GIVEN RECORDS |
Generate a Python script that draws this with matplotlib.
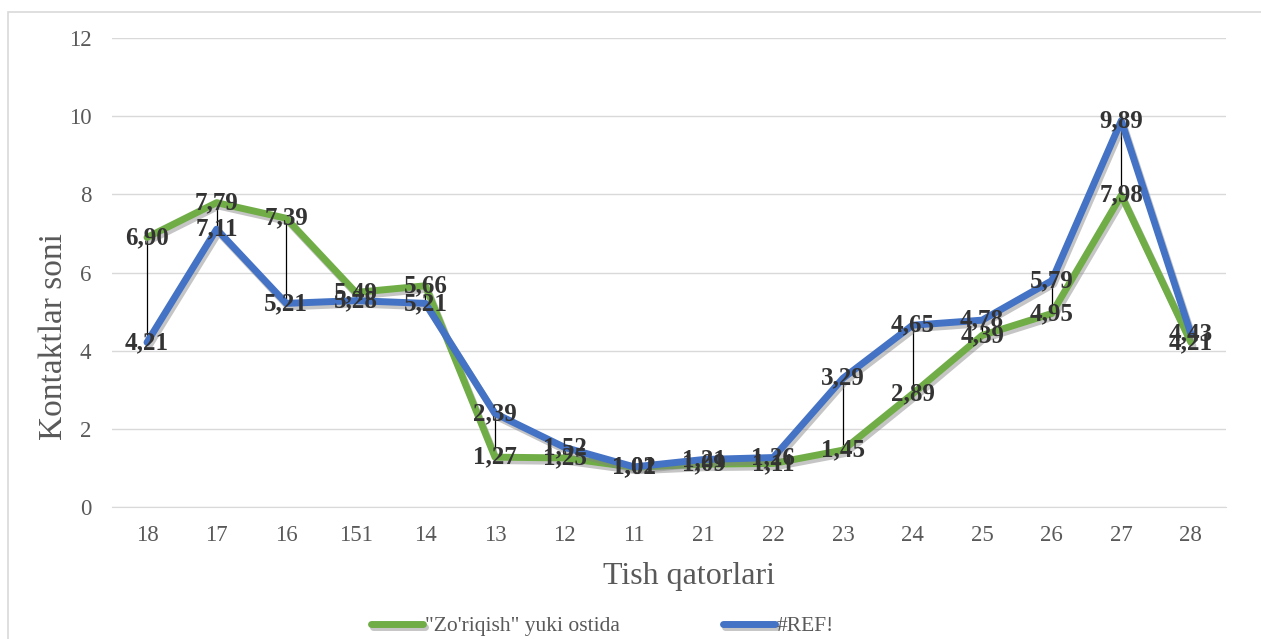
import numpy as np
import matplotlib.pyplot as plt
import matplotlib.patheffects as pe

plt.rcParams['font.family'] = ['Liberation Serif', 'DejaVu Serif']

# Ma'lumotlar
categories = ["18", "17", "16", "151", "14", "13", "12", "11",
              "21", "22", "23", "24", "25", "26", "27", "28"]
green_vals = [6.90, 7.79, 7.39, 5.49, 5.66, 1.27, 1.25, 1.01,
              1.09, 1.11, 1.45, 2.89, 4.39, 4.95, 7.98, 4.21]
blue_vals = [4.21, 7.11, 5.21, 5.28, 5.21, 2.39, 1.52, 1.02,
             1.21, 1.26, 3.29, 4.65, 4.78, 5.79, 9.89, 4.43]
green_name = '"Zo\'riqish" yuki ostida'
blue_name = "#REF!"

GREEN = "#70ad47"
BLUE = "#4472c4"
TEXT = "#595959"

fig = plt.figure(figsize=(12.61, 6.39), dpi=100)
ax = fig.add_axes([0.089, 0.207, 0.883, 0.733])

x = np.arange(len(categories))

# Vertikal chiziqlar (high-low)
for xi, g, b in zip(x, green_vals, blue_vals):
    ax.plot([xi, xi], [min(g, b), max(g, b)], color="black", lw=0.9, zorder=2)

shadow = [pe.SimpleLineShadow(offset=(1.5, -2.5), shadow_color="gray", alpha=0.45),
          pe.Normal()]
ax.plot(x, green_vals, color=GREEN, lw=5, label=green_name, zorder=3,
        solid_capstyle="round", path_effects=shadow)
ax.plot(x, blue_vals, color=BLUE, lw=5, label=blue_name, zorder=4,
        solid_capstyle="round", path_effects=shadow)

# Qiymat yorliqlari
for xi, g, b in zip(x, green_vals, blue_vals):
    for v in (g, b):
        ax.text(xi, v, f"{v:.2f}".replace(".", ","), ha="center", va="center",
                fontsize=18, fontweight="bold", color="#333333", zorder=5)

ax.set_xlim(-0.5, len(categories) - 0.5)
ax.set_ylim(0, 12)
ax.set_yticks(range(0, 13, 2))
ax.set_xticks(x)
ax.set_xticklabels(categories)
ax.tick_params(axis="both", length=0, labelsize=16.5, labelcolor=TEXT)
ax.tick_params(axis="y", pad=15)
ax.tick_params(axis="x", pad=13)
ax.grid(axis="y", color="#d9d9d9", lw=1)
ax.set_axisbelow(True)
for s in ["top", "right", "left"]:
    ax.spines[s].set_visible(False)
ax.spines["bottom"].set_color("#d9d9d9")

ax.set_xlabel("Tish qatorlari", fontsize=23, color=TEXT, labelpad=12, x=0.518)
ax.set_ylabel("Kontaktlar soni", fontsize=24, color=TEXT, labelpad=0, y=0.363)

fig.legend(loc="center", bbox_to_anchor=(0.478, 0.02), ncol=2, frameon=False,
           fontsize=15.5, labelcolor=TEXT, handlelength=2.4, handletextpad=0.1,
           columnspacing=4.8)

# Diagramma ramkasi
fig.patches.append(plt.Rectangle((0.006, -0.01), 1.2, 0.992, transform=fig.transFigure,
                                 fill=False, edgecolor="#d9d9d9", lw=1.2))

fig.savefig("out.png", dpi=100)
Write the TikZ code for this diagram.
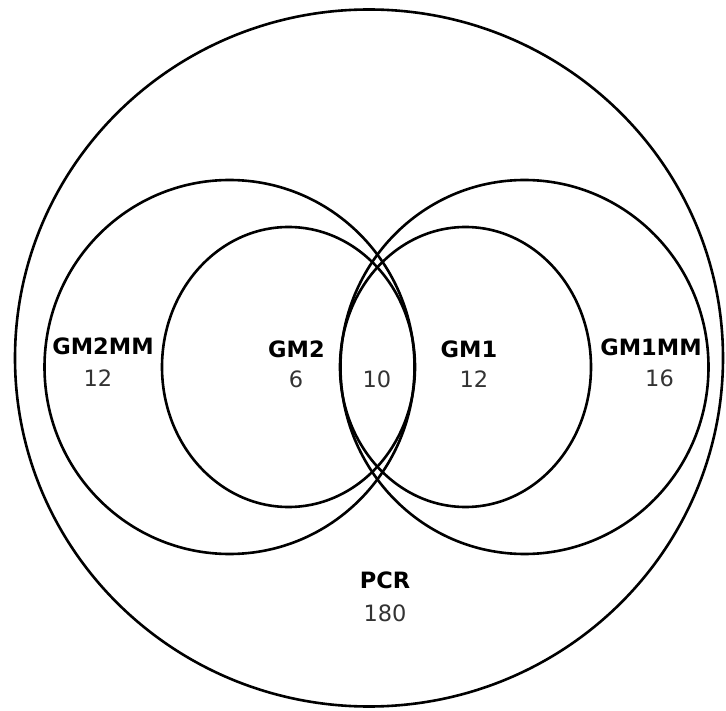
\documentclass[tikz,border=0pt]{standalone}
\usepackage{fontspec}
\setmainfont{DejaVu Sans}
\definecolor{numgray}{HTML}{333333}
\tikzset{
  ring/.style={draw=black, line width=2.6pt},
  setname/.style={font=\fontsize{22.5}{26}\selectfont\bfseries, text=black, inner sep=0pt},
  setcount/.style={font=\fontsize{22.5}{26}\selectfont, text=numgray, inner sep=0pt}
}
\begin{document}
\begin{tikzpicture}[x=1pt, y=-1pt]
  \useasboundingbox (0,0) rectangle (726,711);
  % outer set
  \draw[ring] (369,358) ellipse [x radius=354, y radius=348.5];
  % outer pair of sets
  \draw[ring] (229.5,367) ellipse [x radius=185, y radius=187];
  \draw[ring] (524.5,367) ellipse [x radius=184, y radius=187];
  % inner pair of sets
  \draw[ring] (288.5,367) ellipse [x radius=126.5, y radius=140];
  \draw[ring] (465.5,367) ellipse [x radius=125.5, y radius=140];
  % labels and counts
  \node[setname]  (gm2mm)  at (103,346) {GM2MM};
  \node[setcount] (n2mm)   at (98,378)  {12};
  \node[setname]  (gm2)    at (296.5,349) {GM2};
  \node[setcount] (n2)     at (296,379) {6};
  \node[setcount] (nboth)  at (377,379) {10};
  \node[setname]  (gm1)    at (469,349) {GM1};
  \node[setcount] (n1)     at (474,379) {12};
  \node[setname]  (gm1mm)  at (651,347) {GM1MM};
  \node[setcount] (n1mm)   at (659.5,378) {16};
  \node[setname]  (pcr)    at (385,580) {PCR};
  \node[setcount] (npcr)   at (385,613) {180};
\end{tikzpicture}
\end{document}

* * *

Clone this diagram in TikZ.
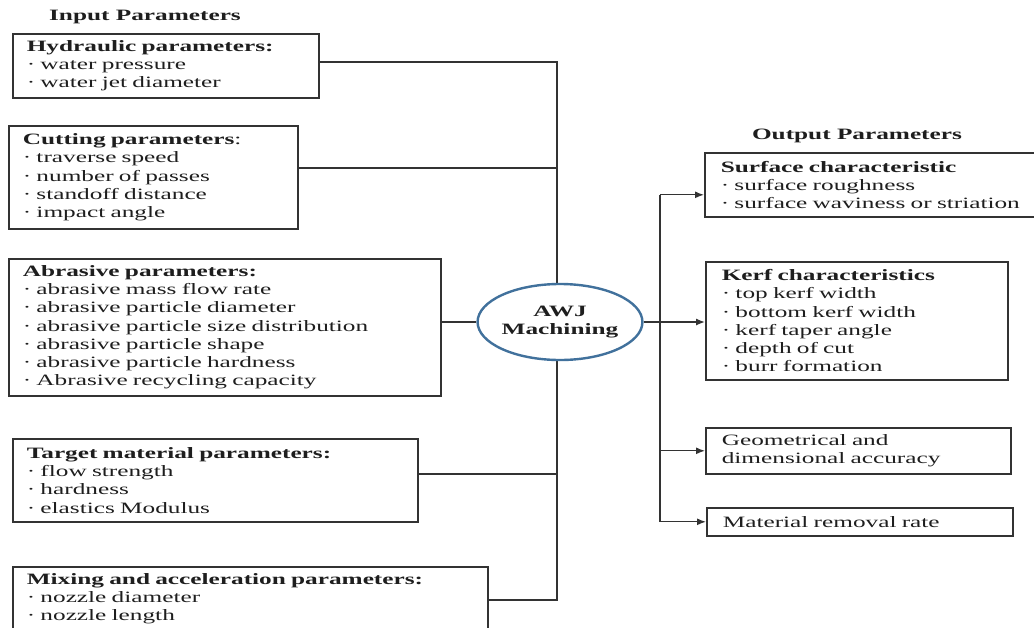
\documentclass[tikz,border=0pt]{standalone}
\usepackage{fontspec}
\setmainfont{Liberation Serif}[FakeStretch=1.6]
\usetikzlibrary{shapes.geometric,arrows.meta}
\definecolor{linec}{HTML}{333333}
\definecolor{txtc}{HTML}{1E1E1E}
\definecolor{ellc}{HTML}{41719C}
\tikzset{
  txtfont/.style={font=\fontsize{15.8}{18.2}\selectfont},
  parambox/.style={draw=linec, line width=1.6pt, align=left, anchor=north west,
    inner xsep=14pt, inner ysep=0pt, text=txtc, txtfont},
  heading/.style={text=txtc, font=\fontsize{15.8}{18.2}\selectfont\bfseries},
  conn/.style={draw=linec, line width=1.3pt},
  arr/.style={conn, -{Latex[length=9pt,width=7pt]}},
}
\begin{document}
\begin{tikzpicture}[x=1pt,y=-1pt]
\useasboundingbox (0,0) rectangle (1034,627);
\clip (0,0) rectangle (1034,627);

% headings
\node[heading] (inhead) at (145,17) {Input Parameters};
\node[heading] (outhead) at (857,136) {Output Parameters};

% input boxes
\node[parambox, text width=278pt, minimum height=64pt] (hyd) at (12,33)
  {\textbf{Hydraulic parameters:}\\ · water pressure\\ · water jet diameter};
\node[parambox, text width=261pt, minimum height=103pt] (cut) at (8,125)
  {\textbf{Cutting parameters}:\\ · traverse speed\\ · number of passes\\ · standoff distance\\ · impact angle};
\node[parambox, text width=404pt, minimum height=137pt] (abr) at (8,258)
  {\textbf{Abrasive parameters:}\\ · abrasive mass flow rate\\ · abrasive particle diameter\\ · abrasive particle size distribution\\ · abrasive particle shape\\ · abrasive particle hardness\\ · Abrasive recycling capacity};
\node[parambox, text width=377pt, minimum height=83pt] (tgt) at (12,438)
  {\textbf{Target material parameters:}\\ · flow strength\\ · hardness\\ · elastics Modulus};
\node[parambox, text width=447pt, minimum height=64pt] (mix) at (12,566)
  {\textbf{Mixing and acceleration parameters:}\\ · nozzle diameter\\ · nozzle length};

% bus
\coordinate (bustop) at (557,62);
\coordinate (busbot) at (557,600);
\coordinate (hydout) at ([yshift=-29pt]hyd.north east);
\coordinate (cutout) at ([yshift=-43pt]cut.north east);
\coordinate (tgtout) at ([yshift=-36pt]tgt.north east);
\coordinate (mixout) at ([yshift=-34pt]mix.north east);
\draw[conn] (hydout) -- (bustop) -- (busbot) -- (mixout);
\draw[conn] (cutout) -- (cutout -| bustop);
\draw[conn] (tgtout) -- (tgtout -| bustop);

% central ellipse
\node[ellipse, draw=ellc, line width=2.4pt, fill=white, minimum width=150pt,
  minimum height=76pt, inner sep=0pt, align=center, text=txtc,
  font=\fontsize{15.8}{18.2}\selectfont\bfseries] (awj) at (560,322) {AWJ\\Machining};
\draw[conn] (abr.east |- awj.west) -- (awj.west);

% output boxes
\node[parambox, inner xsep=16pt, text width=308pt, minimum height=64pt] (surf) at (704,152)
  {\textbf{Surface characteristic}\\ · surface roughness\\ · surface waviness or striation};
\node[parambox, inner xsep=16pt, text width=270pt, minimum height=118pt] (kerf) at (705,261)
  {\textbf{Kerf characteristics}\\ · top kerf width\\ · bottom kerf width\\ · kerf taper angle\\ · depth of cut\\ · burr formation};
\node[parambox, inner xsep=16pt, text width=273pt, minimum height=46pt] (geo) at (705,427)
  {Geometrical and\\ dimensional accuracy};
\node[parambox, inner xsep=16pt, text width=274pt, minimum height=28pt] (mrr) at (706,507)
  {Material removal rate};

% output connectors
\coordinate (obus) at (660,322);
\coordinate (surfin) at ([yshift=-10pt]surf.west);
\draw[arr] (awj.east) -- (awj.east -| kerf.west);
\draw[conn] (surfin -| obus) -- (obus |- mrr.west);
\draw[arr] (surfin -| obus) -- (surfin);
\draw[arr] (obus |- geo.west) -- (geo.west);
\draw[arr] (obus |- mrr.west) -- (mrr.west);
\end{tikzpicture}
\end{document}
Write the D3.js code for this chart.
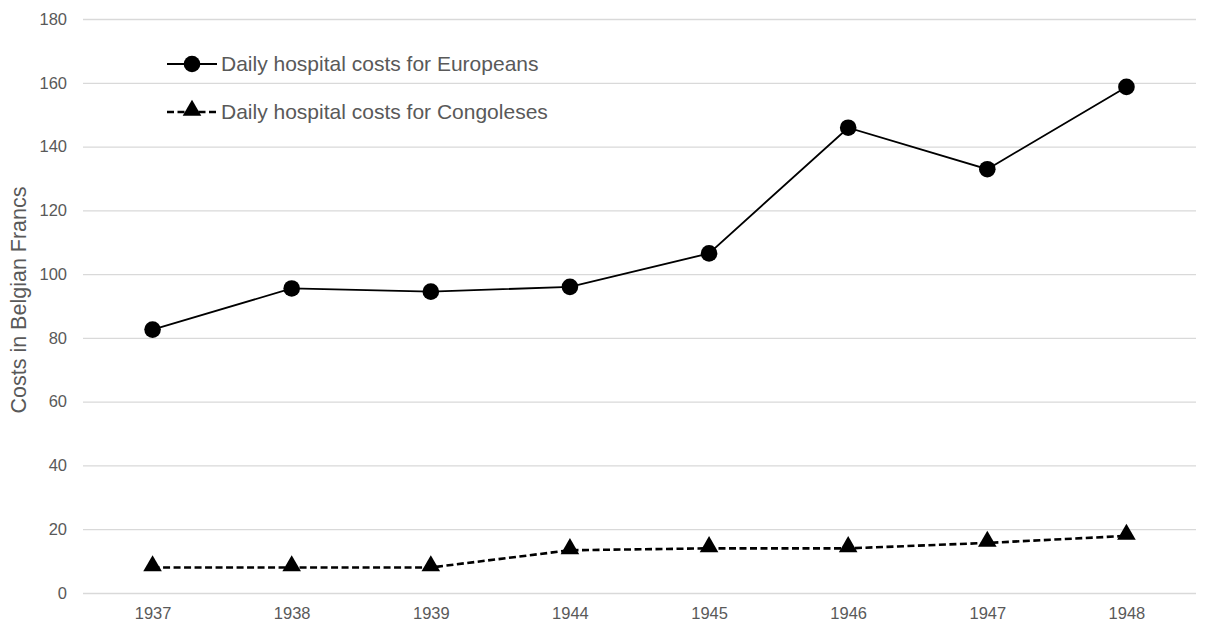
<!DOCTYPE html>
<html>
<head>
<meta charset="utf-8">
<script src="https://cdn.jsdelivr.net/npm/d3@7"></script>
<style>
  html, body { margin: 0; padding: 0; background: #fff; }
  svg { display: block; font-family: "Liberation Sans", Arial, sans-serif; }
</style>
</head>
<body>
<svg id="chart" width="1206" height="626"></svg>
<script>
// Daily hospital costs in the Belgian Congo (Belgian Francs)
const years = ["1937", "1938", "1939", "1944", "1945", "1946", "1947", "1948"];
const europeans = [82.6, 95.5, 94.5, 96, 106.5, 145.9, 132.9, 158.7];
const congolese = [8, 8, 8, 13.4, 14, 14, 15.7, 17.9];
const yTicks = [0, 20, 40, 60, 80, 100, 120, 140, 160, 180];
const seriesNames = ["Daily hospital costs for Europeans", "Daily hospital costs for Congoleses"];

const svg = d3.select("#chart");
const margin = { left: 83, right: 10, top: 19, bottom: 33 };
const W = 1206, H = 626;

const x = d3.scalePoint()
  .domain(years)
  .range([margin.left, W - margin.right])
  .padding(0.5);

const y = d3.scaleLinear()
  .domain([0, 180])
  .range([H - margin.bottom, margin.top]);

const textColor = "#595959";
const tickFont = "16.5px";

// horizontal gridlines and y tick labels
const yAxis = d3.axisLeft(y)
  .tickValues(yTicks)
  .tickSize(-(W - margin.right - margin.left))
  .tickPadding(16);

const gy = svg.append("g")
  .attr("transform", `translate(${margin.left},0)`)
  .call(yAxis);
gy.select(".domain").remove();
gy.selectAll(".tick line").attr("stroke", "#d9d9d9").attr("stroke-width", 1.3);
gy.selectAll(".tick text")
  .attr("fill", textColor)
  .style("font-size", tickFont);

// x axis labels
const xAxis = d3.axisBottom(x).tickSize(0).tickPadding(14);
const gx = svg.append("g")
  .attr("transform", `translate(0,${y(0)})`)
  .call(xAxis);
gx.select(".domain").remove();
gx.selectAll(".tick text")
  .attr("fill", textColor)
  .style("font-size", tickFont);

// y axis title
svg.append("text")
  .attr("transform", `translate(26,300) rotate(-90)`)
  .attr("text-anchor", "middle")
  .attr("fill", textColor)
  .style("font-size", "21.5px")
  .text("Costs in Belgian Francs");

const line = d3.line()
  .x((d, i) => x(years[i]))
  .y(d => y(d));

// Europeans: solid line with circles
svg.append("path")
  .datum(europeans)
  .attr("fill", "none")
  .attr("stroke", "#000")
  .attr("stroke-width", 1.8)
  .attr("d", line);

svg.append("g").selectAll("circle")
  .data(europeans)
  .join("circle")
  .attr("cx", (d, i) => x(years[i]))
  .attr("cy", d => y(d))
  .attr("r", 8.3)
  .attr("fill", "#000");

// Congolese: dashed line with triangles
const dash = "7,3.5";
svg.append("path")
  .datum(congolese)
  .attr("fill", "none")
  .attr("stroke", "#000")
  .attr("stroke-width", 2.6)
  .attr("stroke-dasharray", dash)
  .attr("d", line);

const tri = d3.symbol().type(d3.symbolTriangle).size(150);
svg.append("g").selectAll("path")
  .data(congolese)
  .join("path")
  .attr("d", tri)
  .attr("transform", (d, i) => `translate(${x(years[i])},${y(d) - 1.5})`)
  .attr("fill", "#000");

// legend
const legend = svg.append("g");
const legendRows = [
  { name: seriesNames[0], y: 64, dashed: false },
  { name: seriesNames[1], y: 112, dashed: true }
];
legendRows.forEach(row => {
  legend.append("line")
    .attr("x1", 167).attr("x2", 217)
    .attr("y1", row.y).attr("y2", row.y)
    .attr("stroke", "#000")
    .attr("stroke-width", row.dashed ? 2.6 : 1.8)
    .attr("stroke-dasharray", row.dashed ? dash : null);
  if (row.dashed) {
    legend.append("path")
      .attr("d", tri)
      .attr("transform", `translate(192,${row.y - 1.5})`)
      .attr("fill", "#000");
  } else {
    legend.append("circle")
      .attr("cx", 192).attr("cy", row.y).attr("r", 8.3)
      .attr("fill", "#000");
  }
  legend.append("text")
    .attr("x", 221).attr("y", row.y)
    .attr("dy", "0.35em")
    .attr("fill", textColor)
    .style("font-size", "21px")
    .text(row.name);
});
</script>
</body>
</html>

THE PROBLEM | Examine the records and pull out every line where the string "this" occurs.

SOLUTION |
Generate a Python script that draws this with matplotlib.
Write the TikZ code for this diagram.
Clone this diagram in TikZ.
Write the D3.js code for this chart.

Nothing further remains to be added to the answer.